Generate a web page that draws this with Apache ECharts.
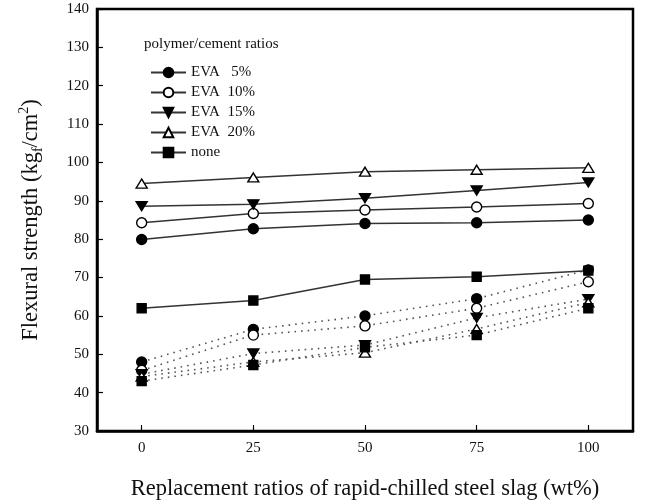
<!DOCTYPE html>
<html>
<head>
<meta charset="utf-8">
<script src="https://cdn.jsdelivr.net/npm/echarts@6/dist/echarts.min.js"></script>
<style>
  html, body { margin: 0; padding: 0; background: #fff; }
  #chart { width: 651px; height: 504px; }
</style>
</head>
<body>
<div id="chart"></div>
<script>
// Replacement ratio of rapid-chilled steel slag (wt%)
const ratios = [0, 25, 50, 75, 100];
const xTicks = [0, 25, 50, 75, 100];

// Flexural strength (kgf/cm2), solid lines
const eva5 = [79.9, 82.7, 84.1, 84.3, 85.0];
const eva10 = [84.3, 86.7, 87.6, 88.4, 89.3];
const eva15 = [88.6, 89.1, 90.7, 92.7, 94.8];
const eva20 = [94.5, 96.1, 97.6, 98.1, 98.6];
const none = [62.0, 64.0, 69.5, 70.2, 71.8];

// Flexural strength (kgf/cm2), dotted lines
const eva5b = [48.0, 56.5, 60.0, 64.5, 72.0];
const eva10b = [45.8, 55.0, 57.4, 62.0, 68.9];
const eva15b = [44.8, 50.2, 52.4, 59.5, 64.4];
const eva20b = [44.2, 48.0, 50.4, 56.6, 63.5];
const noneb = [43.0, 47.2, 51.8, 55.0, 62.0];

const legendNames = ['EVA   5%', 'EVA  10%', 'EVA  15%', 'EVA  20%', 'none'];
const serifFont = '"Liberation Serif", "DejaVu Serif", serif';

const markerStyles = [
  { symbol: 'circle', symbolSize: 10, fill: '#000' },
  { symbol: 'circle', symbolSize: 10, fill: '#fff' },
  { symbol: 'triangle', symbolSize: [11, 9], fill: '#000', rotate: 180 },
  { symbol: 'triangle', symbolSize: [11, 9], fill: '#fff' },
  { symbol: 'rect', symbolSize: 9, fill: '#000' }
];

function pairs(values) {
  return ratios.map((x, i) => [x, values[i]]);
}

function makeSeries(name, values, m, dotted) {
  return {
    name: name,
    type: 'line',
    data: pairs(values),
    symbol: m.symbol,
    symbolSize: m.symbolSize,
    symbolRotate: m.rotate || 0,
    showAllSymbol: true,
    z: dotted ? 2 : 3,
    lineStyle: dotted
      ? { color: '#555', width: 1.6, type: [1.6, 5] }
      : { color: '#333', width: 1.5, type: 'solid' },
    itemStyle: { color: m.fill, borderColor: '#000', borderWidth: 1.4 },
    emphasis: { disabled: true },
    animation: false
  };
}

const solidSets = [eva5, eva10, eva15, eva20, none];
const dottedSets = [eva5b, eva10b, eva15b, eva20b, noneb];

const series = [];
dottedSets.forEach((v, i) => series.push(makeSeries('dotted ' + i, v, markerStyles[i], true)));
solidSets.forEach((v, i) => series.push(makeSeries(legendNames[i], v, markerStyles[i], false)));

const chart = echarts.init(document.getElementById('chart'), null, { renderer: 'canvas' });
chart.setOption({
  backgroundColor: '#fff',
  animation: false,
  textStyle: { fontFamily: serifFont, color: '#111' },
  title: {
    text: 'polymer/cement ratios',
    left: 139,
    top: 32,
    textStyle: { fontFamily: serifFont, fontSize: 15, fontWeight: 'normal', color: '#111' }
  },
  legend: {
    data: legendNames,
    orient: 'vertical',
    left: 145,
    top: 60,
    itemWidth: 35,
    itemHeight: 12,
    itemGap: 5,
    selectedMode: false,
    textStyle: { fontFamily: serifFont, fontSize: 15, color: '#111' }
  },
  grid: {
    left: 97,
    right: 18,
    top: 9,
    bottom: 73,
    show: true,
    borderColor: '#000',
    borderWidth: 2.5,
    containLabel: false,
    outerBoundsMode: 'none'
  },
  xAxis: {
    type: 'value',
    min: -10,
    max: 110,
    name: 'Replacement ratios of rapid-chilled steel slag (wt%)',
    nameLocation: 'middle',
    nameGap: 47,
    nameTextStyle: { fontFamily: serifFont, fontSize: 22.5, color: '#111' },
    axisLine: { show: true, onZero: false, lineStyle: { color: '#000', width: 2.5 } },
    axisTick: { show: true, inside: true, length: 6, customValues: xTicks, lineStyle: { color: '#000', width: 1.2 } },
    axisLabel: { customValues: xTicks, margin: 10, fontFamily: serifFont, fontSize: 15, color: '#111' },
    splitLine: { show: false }
  },
  yAxis: {
    type: 'value',
    min: 30,
    max: 140,
    interval: 10,
    name: 'Flexural strength (kg{sub|f}/cm{sup|2})',
    nameLocation: 'middle',
    nameGap: 52,
    nameRotate: 90,
    nameTextStyle: {
      fontFamily: serifFont,
      fontSize: 22.5,
      color: '#111',
      lineHeight: 28,
      rich: {
        sub: { fontFamily: serifFont, fontSize: 14, color: '#111', verticalAlign: 'bottom', lineHeight: 28 },
        sup: { fontFamily: serifFont, fontSize: 14, color: '#111', verticalAlign: 'top', lineHeight: 28 }
      }
    },
    axisLine: { show: true, onZero: false, lineStyle: { color: '#000', width: 2.5 } },
    axisTick: { show: true, inside: true, length: 6, lineStyle: { color: '#000', width: 1.2 } },
    axisLabel: { margin: 8, fontFamily: serifFont, fontSize: 15, color: '#111' },
    splitLine: { show: false }
  },
  series: series
});
</script>
</body>
</html>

──────

◆ **The exercise**: Repeat, exactly and in full, each line from the start of the data to the line that contains "const noneb = [43.0, 47.2, 51.8, 55.0, 62.0];". Pictures do not go in.

◆ **Exercise result**:
Generate a web page that draws this with Apache ECharts.
<!DOCTYPE html>
<html>
<head>
<meta charset="utf-8">
<script src="https://cdn.jsdelivr.net/npm/echarts@6/dist/echarts.min.js"></script>
<style>
  html, body { margin: 0; padding: 0; background: #fff; }
  #chart { width: 651px; height: 504px; }
</style>
</head>
<body>
<div id="chart"></div>
<script>
// Replacement ratio of rapid-chilled steel slag (wt%)
const ratios = [0, 25, 50, 75, 100];
const xTicks = [0, 25, 50, 75, 100];

// Flexural strength (kgf/cm2), solid lines
const eva5 = [79.9, 82.7, 84.1, 84.3, 85.0];
const eva10 = [84.3, 86.7, 87.6, 88.4, 89.3];
const eva15 = [88.6, 89.1, 90.7, 92.7, 94.8];
const eva20 = [94.5, 96.1, 97.6, 98.1, 98.6];
const none = [62.0, 64.0, 69.5, 70.2, 71.8];

// Flexural strength (kgf/cm2), dotted lines
const eva5b = [48.0, 56.5, 60.0, 64.5, 72.0];
const eva10b = [45.8, 55.0, 57.4, 62.0, 68.9];
const eva15b = [44.8, 50.2, 52.4, 59.5, 64.4];
const eva20b = [44.2, 48.0, 50.4, 56.6, 63.5];
const noneb = [43.0, 47.2, 51.8, 55.0, 62.0];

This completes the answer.